* begin *
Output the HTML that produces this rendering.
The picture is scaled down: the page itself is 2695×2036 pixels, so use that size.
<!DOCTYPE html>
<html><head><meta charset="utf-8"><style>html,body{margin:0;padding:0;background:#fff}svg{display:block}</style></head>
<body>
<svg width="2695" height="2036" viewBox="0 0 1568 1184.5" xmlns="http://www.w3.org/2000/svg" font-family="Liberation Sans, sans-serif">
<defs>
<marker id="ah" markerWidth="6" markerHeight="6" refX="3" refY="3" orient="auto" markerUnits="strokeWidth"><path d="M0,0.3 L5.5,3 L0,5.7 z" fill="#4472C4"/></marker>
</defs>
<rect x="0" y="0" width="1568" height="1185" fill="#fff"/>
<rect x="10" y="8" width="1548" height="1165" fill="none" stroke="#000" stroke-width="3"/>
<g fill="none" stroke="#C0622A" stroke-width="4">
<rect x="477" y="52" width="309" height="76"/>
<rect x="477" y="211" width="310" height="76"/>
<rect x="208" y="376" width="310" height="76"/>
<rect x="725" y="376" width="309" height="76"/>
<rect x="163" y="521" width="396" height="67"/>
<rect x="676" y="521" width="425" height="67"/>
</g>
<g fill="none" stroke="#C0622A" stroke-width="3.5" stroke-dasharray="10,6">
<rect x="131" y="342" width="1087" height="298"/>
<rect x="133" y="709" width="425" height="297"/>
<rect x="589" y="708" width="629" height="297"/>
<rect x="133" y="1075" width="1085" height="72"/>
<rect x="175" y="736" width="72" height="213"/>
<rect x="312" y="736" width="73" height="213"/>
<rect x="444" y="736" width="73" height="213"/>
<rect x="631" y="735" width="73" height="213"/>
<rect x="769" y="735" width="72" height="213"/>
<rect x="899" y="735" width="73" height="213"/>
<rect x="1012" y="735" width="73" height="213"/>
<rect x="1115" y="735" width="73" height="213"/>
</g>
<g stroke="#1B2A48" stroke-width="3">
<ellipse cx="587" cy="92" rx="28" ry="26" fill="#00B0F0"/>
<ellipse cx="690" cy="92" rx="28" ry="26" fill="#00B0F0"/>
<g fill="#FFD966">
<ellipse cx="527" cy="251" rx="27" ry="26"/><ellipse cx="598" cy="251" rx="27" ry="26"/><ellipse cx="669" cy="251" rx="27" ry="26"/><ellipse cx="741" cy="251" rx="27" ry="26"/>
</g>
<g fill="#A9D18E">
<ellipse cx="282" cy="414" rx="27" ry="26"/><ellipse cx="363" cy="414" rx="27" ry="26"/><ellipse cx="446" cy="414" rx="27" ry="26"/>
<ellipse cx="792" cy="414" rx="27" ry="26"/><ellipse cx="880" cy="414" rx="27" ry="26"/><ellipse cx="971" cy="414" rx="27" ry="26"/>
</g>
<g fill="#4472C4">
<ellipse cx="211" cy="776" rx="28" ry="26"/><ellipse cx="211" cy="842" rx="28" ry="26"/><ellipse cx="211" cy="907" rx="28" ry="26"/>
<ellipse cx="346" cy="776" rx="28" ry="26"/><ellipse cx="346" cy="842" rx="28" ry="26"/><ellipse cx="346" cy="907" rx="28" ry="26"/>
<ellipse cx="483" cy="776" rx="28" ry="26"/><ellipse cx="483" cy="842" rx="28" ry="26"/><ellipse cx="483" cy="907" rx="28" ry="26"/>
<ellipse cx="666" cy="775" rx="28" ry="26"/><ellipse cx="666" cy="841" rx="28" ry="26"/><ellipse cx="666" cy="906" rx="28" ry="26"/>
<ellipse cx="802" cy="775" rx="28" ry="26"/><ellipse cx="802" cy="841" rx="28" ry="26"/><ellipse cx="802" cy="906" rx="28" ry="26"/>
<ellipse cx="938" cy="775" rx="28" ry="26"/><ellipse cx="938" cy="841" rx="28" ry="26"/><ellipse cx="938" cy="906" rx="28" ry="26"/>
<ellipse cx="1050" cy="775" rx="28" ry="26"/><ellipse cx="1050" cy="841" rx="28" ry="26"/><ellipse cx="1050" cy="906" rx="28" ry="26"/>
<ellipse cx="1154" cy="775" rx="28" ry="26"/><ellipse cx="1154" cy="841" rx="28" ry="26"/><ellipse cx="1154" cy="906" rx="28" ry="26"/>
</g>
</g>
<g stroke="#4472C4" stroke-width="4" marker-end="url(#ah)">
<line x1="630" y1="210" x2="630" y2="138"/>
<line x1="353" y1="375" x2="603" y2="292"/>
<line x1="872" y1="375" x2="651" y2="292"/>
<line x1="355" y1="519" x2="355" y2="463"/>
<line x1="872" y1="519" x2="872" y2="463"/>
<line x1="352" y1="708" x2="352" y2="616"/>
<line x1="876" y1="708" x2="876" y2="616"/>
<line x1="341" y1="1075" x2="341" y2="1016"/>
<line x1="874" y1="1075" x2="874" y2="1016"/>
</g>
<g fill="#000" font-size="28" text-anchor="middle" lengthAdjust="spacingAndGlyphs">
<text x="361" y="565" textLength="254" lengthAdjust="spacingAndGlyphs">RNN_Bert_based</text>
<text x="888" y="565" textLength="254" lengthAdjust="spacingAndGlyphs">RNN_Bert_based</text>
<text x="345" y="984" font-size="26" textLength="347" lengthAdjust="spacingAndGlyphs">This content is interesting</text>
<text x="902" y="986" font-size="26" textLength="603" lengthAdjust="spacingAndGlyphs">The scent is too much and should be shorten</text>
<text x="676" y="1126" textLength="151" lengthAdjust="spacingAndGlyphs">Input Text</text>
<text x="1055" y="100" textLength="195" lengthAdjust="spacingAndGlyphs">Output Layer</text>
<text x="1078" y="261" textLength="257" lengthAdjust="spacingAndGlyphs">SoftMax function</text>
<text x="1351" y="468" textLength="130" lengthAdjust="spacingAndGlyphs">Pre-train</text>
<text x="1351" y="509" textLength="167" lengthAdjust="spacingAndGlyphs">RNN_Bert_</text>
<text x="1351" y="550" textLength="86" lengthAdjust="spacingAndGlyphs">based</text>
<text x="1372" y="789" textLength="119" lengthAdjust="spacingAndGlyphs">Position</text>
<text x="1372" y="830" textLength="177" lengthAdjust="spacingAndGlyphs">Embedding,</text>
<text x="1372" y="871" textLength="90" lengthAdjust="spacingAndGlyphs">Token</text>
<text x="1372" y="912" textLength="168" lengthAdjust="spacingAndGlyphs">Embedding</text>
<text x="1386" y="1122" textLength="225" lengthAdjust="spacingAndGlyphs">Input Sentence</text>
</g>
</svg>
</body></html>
* end *
* begin *
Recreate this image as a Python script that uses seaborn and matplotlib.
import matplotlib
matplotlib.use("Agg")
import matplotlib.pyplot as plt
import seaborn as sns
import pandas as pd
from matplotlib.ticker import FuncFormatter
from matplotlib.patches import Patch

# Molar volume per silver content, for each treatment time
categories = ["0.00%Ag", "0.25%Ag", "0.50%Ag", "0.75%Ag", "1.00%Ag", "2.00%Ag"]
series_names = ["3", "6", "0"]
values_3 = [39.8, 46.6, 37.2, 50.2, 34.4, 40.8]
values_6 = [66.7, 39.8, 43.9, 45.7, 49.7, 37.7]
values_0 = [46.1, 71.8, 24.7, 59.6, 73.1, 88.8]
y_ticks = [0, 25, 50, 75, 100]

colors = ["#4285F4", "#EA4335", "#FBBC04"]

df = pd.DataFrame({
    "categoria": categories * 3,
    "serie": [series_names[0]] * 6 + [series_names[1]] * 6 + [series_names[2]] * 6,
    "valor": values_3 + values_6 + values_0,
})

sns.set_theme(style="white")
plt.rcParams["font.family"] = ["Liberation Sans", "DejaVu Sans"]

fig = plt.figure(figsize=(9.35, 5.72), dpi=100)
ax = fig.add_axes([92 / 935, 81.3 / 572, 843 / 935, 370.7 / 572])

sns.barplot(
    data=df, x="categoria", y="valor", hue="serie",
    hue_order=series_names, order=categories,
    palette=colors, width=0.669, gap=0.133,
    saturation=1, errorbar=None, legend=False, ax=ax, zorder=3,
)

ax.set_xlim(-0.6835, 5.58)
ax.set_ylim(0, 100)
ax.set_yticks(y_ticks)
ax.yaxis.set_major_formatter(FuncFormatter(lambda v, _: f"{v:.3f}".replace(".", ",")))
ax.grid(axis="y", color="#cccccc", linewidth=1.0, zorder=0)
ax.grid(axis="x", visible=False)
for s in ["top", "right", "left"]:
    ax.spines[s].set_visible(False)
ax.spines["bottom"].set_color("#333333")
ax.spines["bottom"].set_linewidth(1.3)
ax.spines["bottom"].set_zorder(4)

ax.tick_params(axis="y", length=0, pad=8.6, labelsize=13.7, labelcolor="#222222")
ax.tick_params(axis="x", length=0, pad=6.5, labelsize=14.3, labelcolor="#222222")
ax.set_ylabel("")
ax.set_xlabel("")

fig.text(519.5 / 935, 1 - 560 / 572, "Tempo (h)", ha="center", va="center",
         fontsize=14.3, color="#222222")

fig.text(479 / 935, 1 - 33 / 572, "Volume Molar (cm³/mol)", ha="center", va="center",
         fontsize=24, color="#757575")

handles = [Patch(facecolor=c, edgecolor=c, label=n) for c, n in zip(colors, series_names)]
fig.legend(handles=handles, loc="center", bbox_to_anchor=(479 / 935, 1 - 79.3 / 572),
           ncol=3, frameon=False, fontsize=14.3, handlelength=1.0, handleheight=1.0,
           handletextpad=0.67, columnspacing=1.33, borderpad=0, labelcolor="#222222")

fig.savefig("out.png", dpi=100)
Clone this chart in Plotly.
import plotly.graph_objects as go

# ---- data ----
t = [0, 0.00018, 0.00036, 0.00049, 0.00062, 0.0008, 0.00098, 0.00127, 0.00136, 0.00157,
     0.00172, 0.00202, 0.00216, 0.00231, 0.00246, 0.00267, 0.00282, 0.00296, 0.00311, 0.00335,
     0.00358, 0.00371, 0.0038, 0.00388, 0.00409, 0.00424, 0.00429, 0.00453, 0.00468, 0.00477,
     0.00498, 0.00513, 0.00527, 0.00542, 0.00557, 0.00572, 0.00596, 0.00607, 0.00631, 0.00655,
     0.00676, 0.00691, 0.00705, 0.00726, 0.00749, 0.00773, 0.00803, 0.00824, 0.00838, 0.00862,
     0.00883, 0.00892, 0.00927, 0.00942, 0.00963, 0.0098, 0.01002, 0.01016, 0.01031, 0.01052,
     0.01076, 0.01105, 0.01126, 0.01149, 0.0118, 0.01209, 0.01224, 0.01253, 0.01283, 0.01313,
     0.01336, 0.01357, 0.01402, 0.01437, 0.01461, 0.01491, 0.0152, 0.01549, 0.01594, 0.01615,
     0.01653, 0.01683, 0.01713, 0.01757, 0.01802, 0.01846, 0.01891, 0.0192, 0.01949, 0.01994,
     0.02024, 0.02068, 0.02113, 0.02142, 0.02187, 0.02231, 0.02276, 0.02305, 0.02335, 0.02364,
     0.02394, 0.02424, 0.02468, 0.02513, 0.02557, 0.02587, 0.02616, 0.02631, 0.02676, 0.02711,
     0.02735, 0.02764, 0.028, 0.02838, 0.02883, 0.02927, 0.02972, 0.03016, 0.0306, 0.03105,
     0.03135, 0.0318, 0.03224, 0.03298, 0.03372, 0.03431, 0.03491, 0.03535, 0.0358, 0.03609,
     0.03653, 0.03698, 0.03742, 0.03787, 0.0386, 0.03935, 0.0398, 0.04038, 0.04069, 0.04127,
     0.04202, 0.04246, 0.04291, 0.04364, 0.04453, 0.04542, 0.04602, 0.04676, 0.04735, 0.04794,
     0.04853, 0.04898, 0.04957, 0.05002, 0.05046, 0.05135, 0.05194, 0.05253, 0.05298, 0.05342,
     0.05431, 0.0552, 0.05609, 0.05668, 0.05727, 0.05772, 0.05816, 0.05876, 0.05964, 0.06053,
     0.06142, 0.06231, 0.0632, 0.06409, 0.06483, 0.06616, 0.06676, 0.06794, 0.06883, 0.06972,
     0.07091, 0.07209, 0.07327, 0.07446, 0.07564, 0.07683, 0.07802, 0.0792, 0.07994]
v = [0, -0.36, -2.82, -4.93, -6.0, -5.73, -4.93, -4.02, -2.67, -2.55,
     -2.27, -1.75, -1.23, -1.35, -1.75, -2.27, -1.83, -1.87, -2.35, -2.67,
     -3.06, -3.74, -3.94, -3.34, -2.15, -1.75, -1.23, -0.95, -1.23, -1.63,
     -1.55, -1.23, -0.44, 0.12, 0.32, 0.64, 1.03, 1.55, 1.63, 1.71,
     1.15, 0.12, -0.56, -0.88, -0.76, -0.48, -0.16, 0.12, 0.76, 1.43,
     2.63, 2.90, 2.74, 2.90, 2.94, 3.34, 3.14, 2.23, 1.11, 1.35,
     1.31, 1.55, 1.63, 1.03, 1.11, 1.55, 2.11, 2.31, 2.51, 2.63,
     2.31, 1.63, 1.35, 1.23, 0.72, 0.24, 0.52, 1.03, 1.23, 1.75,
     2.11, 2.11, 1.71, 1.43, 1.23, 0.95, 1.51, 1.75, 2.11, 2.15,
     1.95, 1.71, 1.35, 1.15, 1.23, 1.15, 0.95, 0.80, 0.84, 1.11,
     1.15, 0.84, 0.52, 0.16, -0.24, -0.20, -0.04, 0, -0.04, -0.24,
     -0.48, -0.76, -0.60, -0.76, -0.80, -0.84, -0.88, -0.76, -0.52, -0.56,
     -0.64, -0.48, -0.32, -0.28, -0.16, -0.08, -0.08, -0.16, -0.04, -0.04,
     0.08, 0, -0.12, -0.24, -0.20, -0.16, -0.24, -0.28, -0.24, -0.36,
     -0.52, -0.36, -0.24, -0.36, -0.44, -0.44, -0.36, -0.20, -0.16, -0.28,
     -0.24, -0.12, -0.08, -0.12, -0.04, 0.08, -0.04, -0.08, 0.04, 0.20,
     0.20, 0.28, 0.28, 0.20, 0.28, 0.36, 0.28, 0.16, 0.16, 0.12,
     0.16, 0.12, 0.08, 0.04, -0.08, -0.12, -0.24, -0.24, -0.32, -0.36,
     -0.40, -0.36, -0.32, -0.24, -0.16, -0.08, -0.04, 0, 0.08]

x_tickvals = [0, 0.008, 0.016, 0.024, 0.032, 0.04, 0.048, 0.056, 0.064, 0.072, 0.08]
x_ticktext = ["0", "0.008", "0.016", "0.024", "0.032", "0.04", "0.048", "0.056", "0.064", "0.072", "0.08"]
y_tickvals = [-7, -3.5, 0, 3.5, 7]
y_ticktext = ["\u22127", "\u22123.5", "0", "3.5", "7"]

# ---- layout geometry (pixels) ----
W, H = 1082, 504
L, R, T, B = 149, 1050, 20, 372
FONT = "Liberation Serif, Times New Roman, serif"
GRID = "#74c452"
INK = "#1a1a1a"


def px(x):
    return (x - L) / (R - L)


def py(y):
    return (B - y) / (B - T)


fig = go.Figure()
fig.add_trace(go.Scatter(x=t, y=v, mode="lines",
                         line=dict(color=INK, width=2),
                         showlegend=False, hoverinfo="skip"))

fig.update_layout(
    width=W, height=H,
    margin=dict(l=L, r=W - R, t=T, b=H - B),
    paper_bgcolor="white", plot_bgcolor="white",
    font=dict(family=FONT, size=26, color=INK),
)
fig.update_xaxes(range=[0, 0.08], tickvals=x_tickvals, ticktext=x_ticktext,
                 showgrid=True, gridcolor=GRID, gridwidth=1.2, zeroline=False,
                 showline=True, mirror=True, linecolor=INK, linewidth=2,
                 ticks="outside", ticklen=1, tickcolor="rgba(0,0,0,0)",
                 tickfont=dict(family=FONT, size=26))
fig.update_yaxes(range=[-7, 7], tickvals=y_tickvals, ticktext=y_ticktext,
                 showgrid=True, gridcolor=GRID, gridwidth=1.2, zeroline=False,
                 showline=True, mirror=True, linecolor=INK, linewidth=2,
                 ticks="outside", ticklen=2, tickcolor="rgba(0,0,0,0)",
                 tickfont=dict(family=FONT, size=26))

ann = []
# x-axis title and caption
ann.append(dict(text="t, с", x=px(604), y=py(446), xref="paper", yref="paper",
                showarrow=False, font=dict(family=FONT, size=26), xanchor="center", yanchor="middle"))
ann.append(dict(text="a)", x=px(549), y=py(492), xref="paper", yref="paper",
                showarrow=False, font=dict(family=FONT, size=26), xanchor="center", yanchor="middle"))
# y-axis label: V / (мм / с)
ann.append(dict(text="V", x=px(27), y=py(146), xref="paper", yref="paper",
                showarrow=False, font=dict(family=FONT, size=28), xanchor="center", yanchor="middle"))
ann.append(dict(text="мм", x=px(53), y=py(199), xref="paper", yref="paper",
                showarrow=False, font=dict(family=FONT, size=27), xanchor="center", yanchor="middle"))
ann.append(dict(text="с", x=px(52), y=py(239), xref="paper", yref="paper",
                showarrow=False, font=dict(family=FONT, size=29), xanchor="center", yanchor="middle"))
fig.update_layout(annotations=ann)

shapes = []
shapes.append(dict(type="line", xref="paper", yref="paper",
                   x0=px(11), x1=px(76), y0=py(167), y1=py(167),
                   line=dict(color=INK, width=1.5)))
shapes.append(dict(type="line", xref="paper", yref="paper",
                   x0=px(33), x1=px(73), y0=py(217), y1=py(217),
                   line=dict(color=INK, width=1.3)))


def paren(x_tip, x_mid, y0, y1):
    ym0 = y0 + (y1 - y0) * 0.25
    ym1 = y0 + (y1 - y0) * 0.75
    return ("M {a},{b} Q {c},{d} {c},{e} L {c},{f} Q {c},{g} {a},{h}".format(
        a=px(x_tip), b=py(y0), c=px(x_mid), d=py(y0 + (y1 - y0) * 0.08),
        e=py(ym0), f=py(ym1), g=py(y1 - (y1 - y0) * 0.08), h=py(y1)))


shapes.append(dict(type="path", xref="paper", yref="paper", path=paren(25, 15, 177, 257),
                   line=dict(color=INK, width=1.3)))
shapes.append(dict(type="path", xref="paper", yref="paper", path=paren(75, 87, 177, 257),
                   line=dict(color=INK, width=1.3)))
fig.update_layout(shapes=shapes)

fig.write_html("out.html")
* end *
* begin *
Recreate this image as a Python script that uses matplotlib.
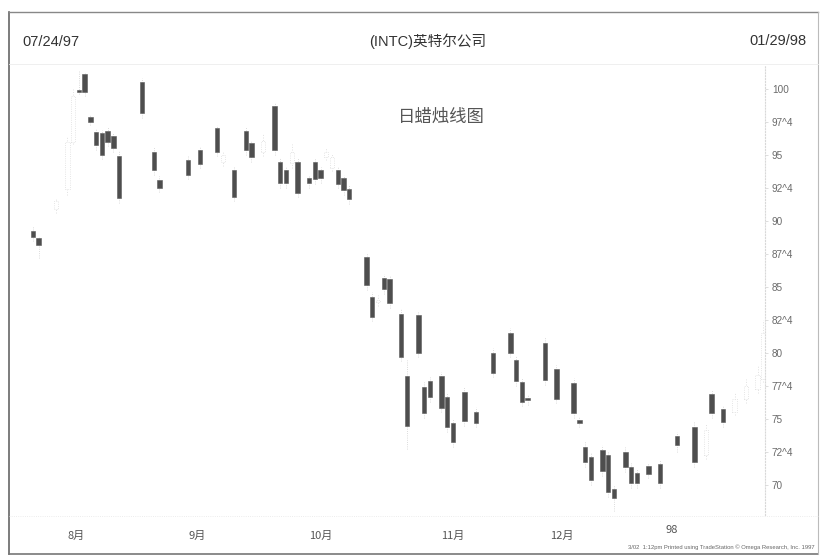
* end *
# JOB:
Search the data above for the string "pixels" and return every line that has it.

# CORRECT RESULT:
The picture is scaled down: the page itself is 2695×2036 pixels, so use that size.
# ---- layout geometry (pixels) ----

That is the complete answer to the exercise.